Raskolnikov finds the Eternal Book unbelievable, and dry. And too often, so do we. We listen to the Eternal Book as though its essence, its life-giving spirit, has escaped like air from a balloon. All that remains is limp rubber, and perhaps a string.

But as Sonya said, “They BELIEVED!” And we so desperately want to believe. We need to believe that there is some truth that extends beyond ourselves, hidden behind darkness – but we are also so deeply afraid.

We long to be noticed by God, deeply noticed, yet so afraid that God will actually notice us. We desire God, yet we hide from God. We are at once Sonya and Raskolnikov; we own a faith we cannot give ourselves over to.

The Epiphany is not about preparing yourself to receive light. It is not about arcane words in the Creeds. Rather, the Epiphany is about the light of Christ dispelling the night in which we find ourselves.

The darkness is dispelled not because we are worthy, but because God chooses for some unknown reason to reach through time and space and into this dark world to save us. To love us. To give himself completely to us. Despite your resignation to darkness, your light has come. The glory of the Lord has risen upon you.

The Creeds – Apostles’ and Nicene – were never about the factuality of the words. You and I are not perfect, and we cannot claim perfect faith. We just don’t believe perfectly. We believe, and yet we can’t quite believe. Like the man who told Jesus, “I believe, Lord; help thou my unbelief.”

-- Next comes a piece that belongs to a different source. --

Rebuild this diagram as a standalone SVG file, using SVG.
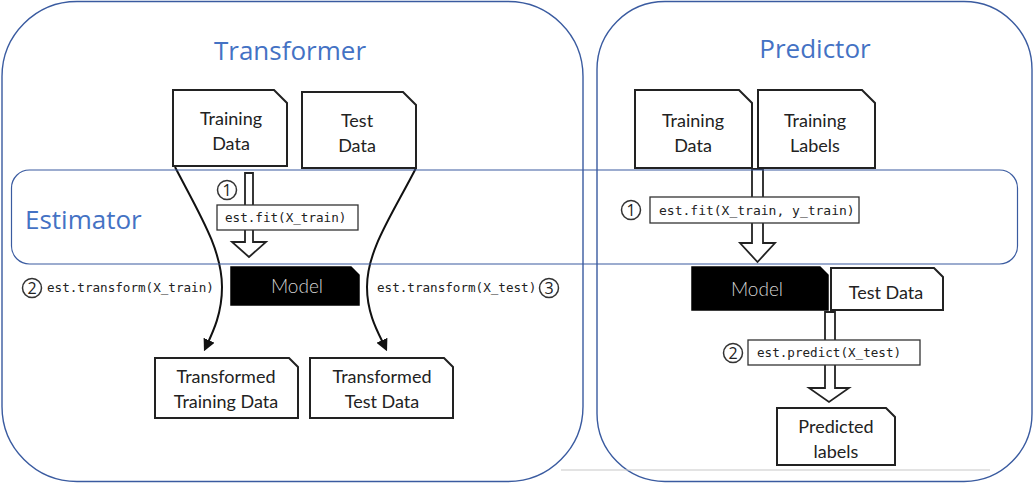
<svg xmlns="http://www.w3.org/2000/svg" width="1034" height="483" viewBox="0 0 1034 483">
<defs>
<style>
.panel{fill:none;stroke:#3A5BA0;stroke-width:1.4}
.title{font-family:"Open Sans","Liberation Sans",sans-serif;font-size:26px;fill:#4472C4}
.doc{fill:#fff;stroke:#222;stroke-width:2}
.model{fill:#000;stroke:#000;stroke-width:1.5}
.lbl{font-family:Lato,"Open Sans",sans-serif;font-size:18px;fill:#222;text-anchor:middle}
.mlbl{font-family:Lato,"Open Sans",sans-serif;font-weight:300;font-size:19px;fill:#d4d4d4;text-anchor:middle}
.code{font-family:"DejaVu Sans Mono","Liberation Mono",monospace;font-size:12.6px;fill:#222}
.cbox{fill:#fff;stroke:#333;stroke-width:1.3}
.num{fill:#fff;stroke:#333;stroke-width:1.5}
.numt{font-family:"Open Sans","Liberation Sans",sans-serif;font-size:16px;fill:#222;text-anchor:middle}
.hollow{fill:#fff;stroke:#222;stroke-width:1.8;stroke-linejoin:miter}
.curve{fill:none;stroke:#111;stroke-width:2}
</style>
<marker id="ah" viewBox="0 0 10 10" refX="8" refY="5" markerWidth="6" markerHeight="6" orient="auto" markerUnits="strokeWidth">
<path d="M0,0 L10,5 L0,10 Z" fill="#111"/>
</marker>
</defs>
<rect width="1034" height="483" fill="#fff"/>

<g id="transformer-panel">
<rect class="panel" x="2" y="1.5" width="581" height="480" rx="75" ry="75"/>
<text class="title" x="290" y="60" text-anchor="middle">Transformer</text>
</g>
<g id="predictor-panel">
<rect class="panel" x="597" y="1.5" width="435" height="480" rx="68" ry="68"/>
<text class="title" x="815" y="58" text-anchor="middle">Predictor</text>
<line x1="561" y1="470" x2="990" y2="470" stroke="#c8c8c8" stroke-width="1.2"/>
</g>

<g id="connectors">
<path class="curve" d="M175,167 C200,215 222,250 222,287 C222,315 212,334 205,349" marker-end="url(#ah)"/>
<path class="curve" d="M416,168 C392,215 367,250 367,287 C367,315 379,334 386,349" marker-end="url(#ah)"/>
<path class="hollow" d="M245,173 V242 H232 L249,257 L266,242 H253 V173 Z"/>
<path class="hollow" d="M752,169 V243 H740 L757.5,262 L775,243 H763 V169 Z"/>
<path class="hollow" d="M825,312 V388 H809 L829,402 L849,388 H835 V312 Z"/>
</g>

<g id="estimator">
<rect x="11.5" y="170" width="1006" height="94" rx="18" ry="18" fill="none" stroke="#3A5BA0" stroke-width="1.2"/>
<text class="title" x="25" y="229">Estimator</text>
</g>

<g id="t-training-data">
<path class="doc" d="M173,90 H274 L287,103 V166 H173 Z"/>
<text class="lbl" x="231" y="125">Training</text>
<text class="lbl" x="231" y="150">Data</text>
</g>
<g id="t-test-data">
<path class="doc" d="M302,92 H403 L416,105 V168 H302 Z"/>
<text class="lbl" x="357" y="127">Test</text>
<text class="lbl" x="357" y="152">Data</text>
</g>
<g id="t-fit">
<circle class="num" cx="227" cy="190" r="9.5"/>
<text class="numt" x="227" y="196">1</text>
<rect class="cbox" x="217" y="205" width="141" height="25"/>
<text class="code" x="225" y="222">est.fit(X_train)</text>
</g>
<g id="t-model">
<path class="model" d="M231,267 H351 L359,275 V305 H231 Z"/>
<text class="mlbl" x="297" y="293">Model</text>
</g>
<g id="t-transform-train">
<circle class="num" cx="32" cy="288" r="9.5"/>
<text class="numt" x="32" y="294">2</text>
<text class="code" x="47" y="292">est.transform(X_train)</text>
</g>
<g id="t-transform-test">
<text class="code" x="377" y="292">est.transform(X_test)</text>
<circle class="num" cx="549" cy="288" r="9.5"/>
<text class="numt" x="549" y="294">3</text>
</g>
<g id="t-transformed-training">
<path class="doc" d="M155,358 H289 L298,367 V418 H155 Z"/>
<text class="lbl" x="226" y="383">Transformed</text>
<text class="lbl" x="226" y="408">Training Data</text>
</g>
<g id="t-transformed-test">
<path class="doc" d="M310,358 H444 L453,367 V418 H310 Z"/>
<text class="lbl" x="382" y="383">Transformed</text>
<text class="lbl" x="382" y="408">Test Data</text>
</g>

<g id="p-training-data">
<path class="doc" d="M635,90 H739 L752,103 V168 H635 Z"/>
<text class="lbl" x="693" y="127">Training</text>
<text class="lbl" x="693" y="152">Data</text>
</g>
<g id="p-training-labels">
<path class="doc" d="M758,90 H862 L875,103 V168 H758 Z"/>
<text class="lbl" x="815" y="127">Training</text>
<text class="lbl" x="815" y="152">Labels</text>
</g>
<g id="p-fit">
<circle class="num" cx="631" cy="210" r="9.5"/>
<text class="numt" x="631" y="216">1</text>
<rect class="cbox" x="650" y="197" width="209" height="26"/>
<text class="code" x="659" y="215" style="font-size:13px">est.fit(X_train, y_train)</text>
</g>
<g id="p-model">
<path class="model" d="M692,267 H820 L828,275 V310 H692 Z"/>
<text class="mlbl" x="757" y="296">Model</text>
</g>
<g id="p-test-data">
<path class="doc" d="M831,268 H934 L943,277 V310 H831 Z"/>
<text class="lbl" x="886" y="299">Test Data</text>
</g>
<g id="p-predict">
<circle class="num" cx="733" cy="353" r="9.5"/>
<text class="numt" x="733" y="359">2</text>
<rect class="cbox" x="748" y="340" width="172" height="25"/>
<text class="code" x="757" y="357">est.predict(X_test)</text>
</g>
<g id="p-predicted">
<path class="doc" d="M777,408 H886 L895,417 V465 H777 Z"/>
<text class="lbl" x="836" y="433">Predicted</text>
<text class="lbl" x="836" y="458">labels</text>
</g>
</svg>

Rather, the creeds give you a place to stand, they express your posture of faith, your intent.

The Latin word credo does not mean only “I believe,” but also “I give myself over to.” We give ourselves over to God as Father or progenitor, not because we can conceive mentally of God as source, but because we so desperately need God to be our source. We give ourselves over to Jesus Christ because we so desperately need God to be Savior. We give ourselves over to Holy Spirit because we so desperately need the breath of life.

The story about the man and the escalator – it did not matter that he rode the escalator without a dog, but it did matter that he carry any dog he might have.

It does not matter whether you believe literally in God as Father, or Mother, or Creator – but it does matter that you give yourself over to that God. Your posture is your faith; your faith is the act of donating yourself. It is not, and never was, your mental ascent.

Raskolnikov thought of faith as bourgeois; but he was wrong. Faith is life-giving. People in our progressive world think of faith as bourgeois; but they are wrong. Faith is life-affirming.

The God you fear most is waiting in love and open arms for you. That is the Epiphany. And his appearing has become your appearing.

And so, believe, Believer, in God, the Creator Almighty. For as it says in Isaiah, “your light has come.”